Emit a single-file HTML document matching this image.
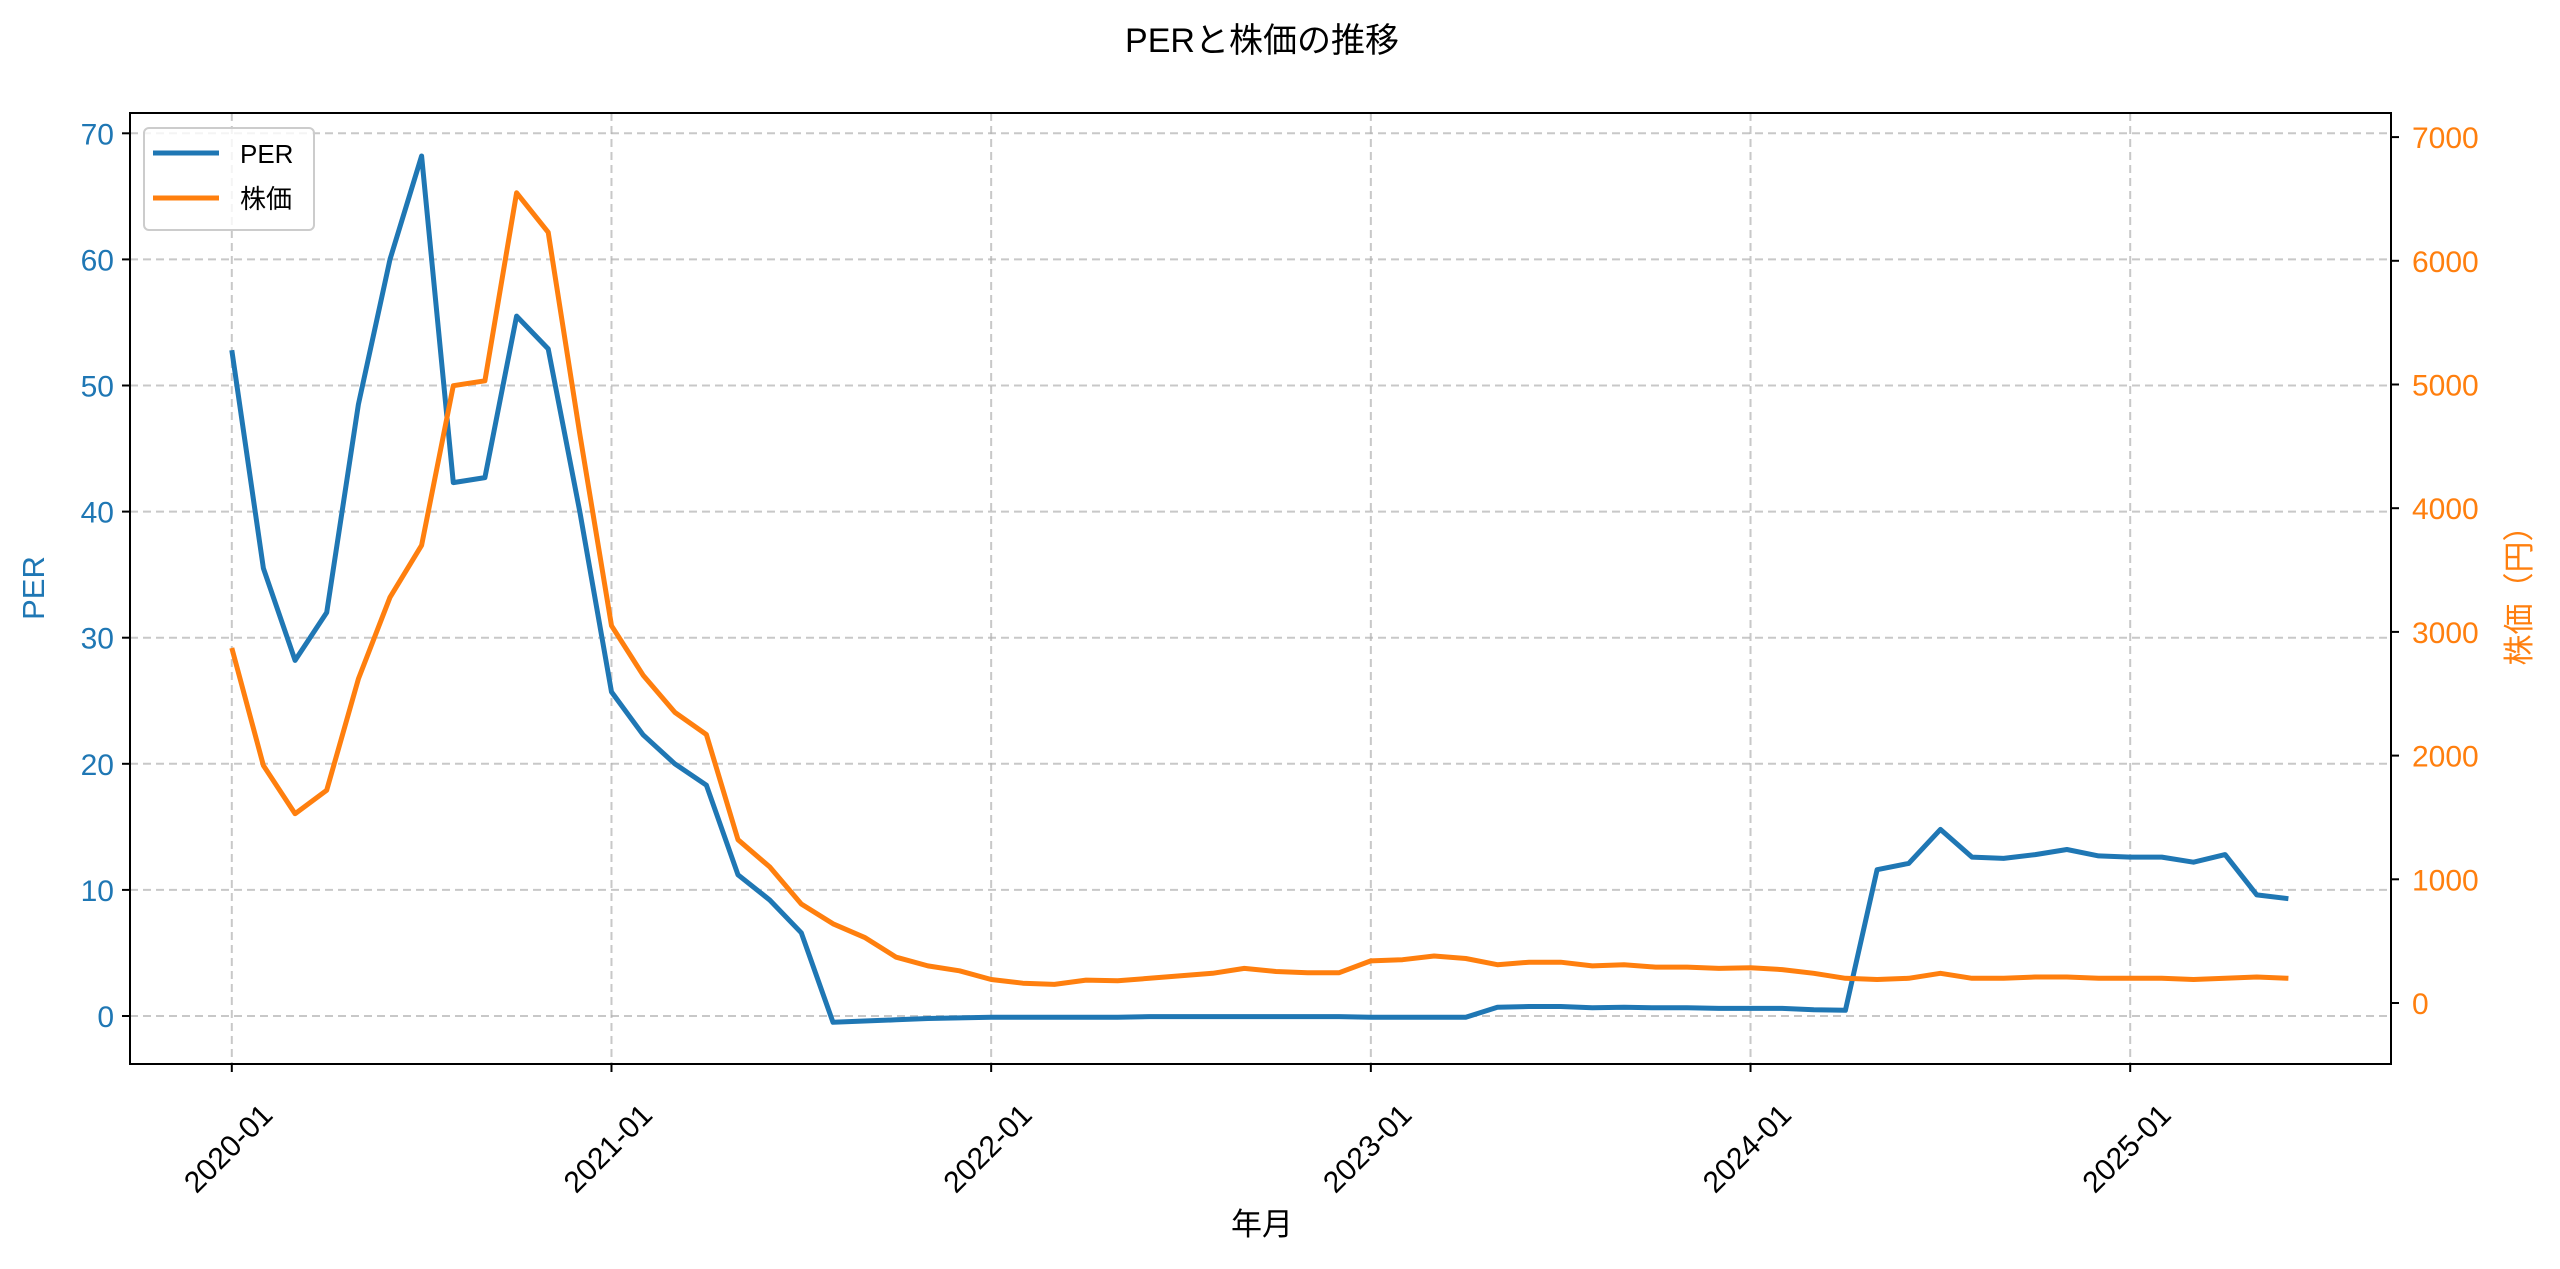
<!DOCTYPE html>
<html><head><meta charset="utf-8"><style>
html,body{margin:0;padding:0;background:#fff;}
svg{display:block;font-family:"Liberation Sans","Noto Sans CJK JP",sans-serif;}
</style></head><body>
<svg id="chart" width="2560" height="1269" viewBox="0 0 2560 1269">
<rect width="2560" height="1269" fill="#fff"/>
<text x="1262" y="52" font-size="34" text-anchor="middle" fill="#000">PERと株価の推移</text>
<g id="grid"></g>
<g id="series"></g>
<rect x="130" y="113" width="2261" height="951" fill="none" stroke="#000" stroke-width="2"/>
<g id="axes"></g>
<text transform="translate(44,588) rotate(-90)" font-size="31" text-anchor="middle" fill="#1f77b4">PER</text>
<text transform="translate(2530,588) rotate(-90)" font-size="31" text-anchor="middle" fill="#ff7f0e">株価（円）</text>
<text x="1262" y="1235" font-size="31" text-anchor="middle" fill="#000">年月</text>
<g>
<rect x="144" y="128" width="170" height="102" rx="5" fill="#fff" fill-opacity="0.8" stroke="#ccc" stroke-width="2"/>
<line x1="153" y1="153" x2="219" y2="153" stroke="#1f77b4" stroke-width="5"/>
<text x="240" y="163" font-size="26" fill="#000">PER</text>
<line x1="153" y1="198" x2="219" y2="198" stroke="#ff7f0e" stroke-width="5"/>
<text x="240" y="208" font-size="26" fill="#000">株価</text>
</g>
</svg>
<script>
const perValues = [52.8,35.5,28.2,32,48.5,60,68.2,42.3,42.7,55.5,52.9,40,
25.7,22.3,20,18.3,11.2,9.2,6.6,-0.5,-0.4,-0.3,-0.2,-0.15,
-0.1,-0.1,-0.1,-0.1,-0.1,-0.05,-0.05,-0.05,-0.05,-0.05,-0.05,-0.05,
-0.1,-0.1,-0.1,-0.1,0.7,0.75,0.75,0.65,0.7,0.65,0.65,0.6,
0.6,0.6,0.5,0.45,11.6,12.1,14.8,12.6,12.5,12.8,13.2,12.7,
12.6,12.6,12.2,12.8,9.6,9.3];
const priceValues = [2870,1920,1530,1720,2620,3280,3700,4990,5030,6550,6230,4600,
3050,2650,2350,2170,1320,1100,800,640,530,370,300,260,
190,160,150,185,180,200,220,240,280,255,245,245,
340,350,380,360,310,330,330,300,310,290,290,280,
285,270,240,200,190,200,240,200,200,210,210,200,
200,200,190,200,210,200];
const startYear = 2020, startMonth = 1;
const leftTicks = [0,10,20,30,40,50,60,70];
const rightTicks = [0,1000,2000,3000,4000,5000,6000,7000];
const xTickLabels = ["2020-01","2021-01","2022-01","2023-01","2024-01","2025-01"];

const L=130,R=2391,T=113,B=1064;
const xScale = m => 231.8 + m*31.64;
const yLeft = v => 1016 - v*12.61;
const yRight = v => 1003 - v*0.1237;
const NS="http://www.w3.org/2000/svg";
const grid=document.getElementById('grid'), axes=document.getElementById('axes'), series=document.getElementById('series');
function mk(tag,attrs,parent){const e=document.createElementNS(NS,tag);for(const k in attrs)e.setAttribute(k,attrs[k]);parent.appendChild(e);return e;}

leftTicks.forEach(v=>{
  const y=yLeft(v);
  const g=mk('line',{x1:L,x2:R,y1:y,y2:y,stroke:'#b0b0b0','stroke-width':2,'stroke-dasharray':'8,5','stroke-opacity':0.7},grid);
  
  
  const t=mk('line',{x1:L-8,x2:L,y1:y,y2:y,stroke:'#000','stroke-width':2},axes);
  
  
  const tx=mk('text',{x:L-16,y:y+11,'font-size':30,'text-anchor':'end',fill:'#1f77b4'},axes);
  tx.textContent=v;
  
  
});
rightTicks.forEach(v=>{
  const y=yRight(v);
  const t=mk('line',{x1:R,x2:R+8,y1:y,y2:y,stroke:'#000','stroke-width':2},axes);
  
  
  const tx=mk('text',{x:R+21,y:y+11,'font-size':30,'text-anchor':'start',fill:'#ff7f0e'},axes);
  tx.textContent=v;
  
  
});
xTickLabels.forEach(lbl=>{
  const [yy,mm]=lbl.split('-').map(Number);
  const m=(yy-startYear)*12+(mm-startMonth);
  const x=xScale(m);
  const g=mk('line',{x1:x,x2:x,y1:T,y2:B,stroke:'#b0b0b0','stroke-width':2,'stroke-dasharray':'8,5','stroke-opacity':0.7},grid);
  
  
  const t=mk('line',{x1:x,x2:x,y1:B,y2:B+8,stroke:'#000','stroke-width':2},axes);
  
  
  const tx=mk('text',{transform:`translate(${x-2},${1150}) rotate(-45)`,'font-size':30,'text-anchor':'middle','dominant-baseline':'middle',fill:'#000'},axes);
  tx.textContent=lbl;
  
  
});
const perPts=perValues.map((v,i)=>xScale(i).toFixed(1)+','+yLeft(v).toFixed(1)).join(' ');
const pl=mk('polyline',{points:perPts,fill:'none',stroke:'#1f77b4','stroke-width':5,'stroke-linejoin':'round'},series);


const prPts=priceValues.map((v,i)=>xScale(i).toFixed(1)+','+yRight(v).toFixed(1)).join(' ');
const pr=mk('polyline',{points:prPts,fill:'none',stroke:'#ff7f0e','stroke-width':5,'stroke-linejoin':'round'},series);


</script>
</body></html>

****

Written request
Please write out all of the material above without changing a word, and omit any pictures.

Full output
Emit a single-file HTML document matching this image.
<!DOCTYPE html>
<html><head><meta charset="utf-8"><style>
html,body{margin:0;padding:0;background:#fff;}
svg{display:block;font-family:"Liberation Sans","Noto Sans CJK JP",sans-serif;}
</style></head><body>
<svg id="chart" width="2560" height="1269" viewBox="0 0 2560 1269">
<rect width="2560" height="1269" fill="#fff"/>
<text x="1262" y="52" font-size="34" text-anchor="middle" fill="#000">PERと株価の推移</text>
<g id="grid"></g>
<g id="series"></g>
<rect x="130" y="113" width="2261" height="951" fill="none" stroke="#000" stroke-width="2"/>
<g id="axes"></g>
<text transform="translate(44,588) rotate(-90)" font-size="31" text-anchor="middle" fill="#1f77b4">PER</text>
<text transform="translate(2530,588) rotate(-90)" font-size="31" text-anchor="middle" fill="#ff7f0e">株価（円）</text>
<text x="1262" y="1235" font-size="31" text-anchor="middle" fill="#000">年月</text>
<g>
<rect x="144" y="128" width="170" height="102" rx="5" fill="#fff" fill-opacity="0.8" stroke="#ccc" stroke-width="2"/>
<line x1="153" y1="153" x2="219" y2="153" stroke="#1f77b4" stroke-width="5"/>
<text x="240" y="163" font-size="26" fill="#000">PER</text>
<line x1="153" y1="198" x2="219" y2="198" stroke="#ff7f0e" stroke-width="5"/>
<text x="240" y="208" font-size="26" fill="#000">株価</text>
</g>
</svg>
<script>
const perValues = [52.8,35.5,28.2,32,48.5,60,68.2,42.3,42.7,55.5,52.9,40,
25.7,22.3,20,18.3,11.2,9.2,6.6,-0.5,-0.4,-0.3,-0.2,-0.15,
-0.1,-0.1,-0.1,-0.1,-0.1,-0.05,-0.05,-0.05,-0.05,-0.05,-0.05,-0.05,
-0.1,-0.1,-0.1,-0.1,0.7,0.75,0.75,0.65,0.7,0.65,0.65,0.6,
0.6,0.6,0.5,0.45,11.6,12.1,14.8,12.6,12.5,12.8,13.2,12.7,
12.6,12.6,12.2,12.8,9.6,9.3];
const priceValues = [2870,1920,1530,1720,2620,3280,3700,4990,5030,6550,6230,4600,
3050,2650,2350,2170,1320,1100,800,640,530,370,300,260,
190,160,150,185,180,200,220,240,280,255,245,245,
340,350,380,360,310,330,330,300,310,290,290,280,
285,270,240,200,190,200,240,200,200,210,210,200,
200,200,190,200,210,200];
const startYear = 2020, startMonth = 1;
const leftTicks = [0,10,20,30,40,50,60,70];
const rightTicks = [0,1000,2000,3000,4000,5000,6000,7000];
const xTickLabels = ["2020-01","2021-01","2022-01","2023-01","2024-01","2025-01"];

const L=130,R=2391,T=113,B=1064;
const xScale = m => 231.8 + m*31.64;
const yLeft = v => 1016 - v*12.61;
const yRight = v => 1003 - v*0.1237;
const NS="http://www.w3.org/2000/svg";
const grid=document.getElementById('grid'), axes=document.getElementById('axes'), series=document.getElementById('series');
function mk(tag,attrs,parent){const e=document.createElementNS(NS,tag);for(const k in attrs)e.setAttribute(k,attrs[k]);parent.appendChild(e);return e;}

leftTicks.forEach(v=>{
  const y=yLeft(v);
  const g=mk('line',{x1:L,x2:R,y1:y,y2:y,stroke:'#b0b0b0','stroke-width':2,'stroke-dasharray':'8,5','stroke-opacity':0.7},grid);
  
  
  const t=mk('line',{x1:L-8,x2:L,y1:y,y2:y,stroke:'#000','stroke-width':2},axes);
  
  
  const tx=mk('text',{x:L-16,y:y+11,'font-size':30,'text-anchor':'end',fill:'#1f77b4'},axes);
  tx.textContent=v;
  
  
});
rightTicks.forEach(v=>{
  const y=yRight(v);
  const t=mk('line',{x1:R,x2:R+8,y1:y,y2:y,stroke:'#000','stroke-width':2},axes);
  
  
  const tx=mk('text',{x:R+21,y:y+11,'font-size':30,'text-anchor':'start',fill:'#ff7f0e'},axes);
  tx.textContent=v;
  
  
});
xTickLabels.forEach(lbl=>{
  const [yy,mm]=lbl.split('-').map(Number);
  const m=(yy-startYear)*12+(mm-startMonth);
  const x=xScale(m);
  const g=mk('line',{x1:x,x2:x,y1:T,y2:B,stroke:'#b0b0b0','stroke-width':2,'stroke-dasharray':'8,5','stroke-opacity':0.7},grid);
  
  
  const t=mk('line',{x1:x,x2:x,y1:B,y2:B+8,stroke:'#000','stroke-width':2},axes);
  
  
  const tx=mk('text',{transform:`translate(${x-2},${1150}) rotate(-45)`,'font-size':30,'text-anchor':'middle','dominant-baseline':'middle',fill:'#000'},axes);
  tx.textContent=lbl;
  
  
});
const perPts=perValues.map((v,i)=>xScale(i).toFixed(1)+','+yLeft(v).toFixed(1)).join(' ');
const pl=mk('polyline',{points:perPts,fill:'none',stroke:'#1f77b4','stroke-width':5,'stroke-linejoin':'round'},series);


const prPts=priceValues.map((v,i)=>xScale(i).toFixed(1)+','+yRight(v).toFixed(1)).join(' ');
const pr=mk('polyline',{points:prPts,fill:'none',stroke:'#ff7f0e','stroke-width':5,'stroke-linejoin':'round'},series);


</script>
</body></html>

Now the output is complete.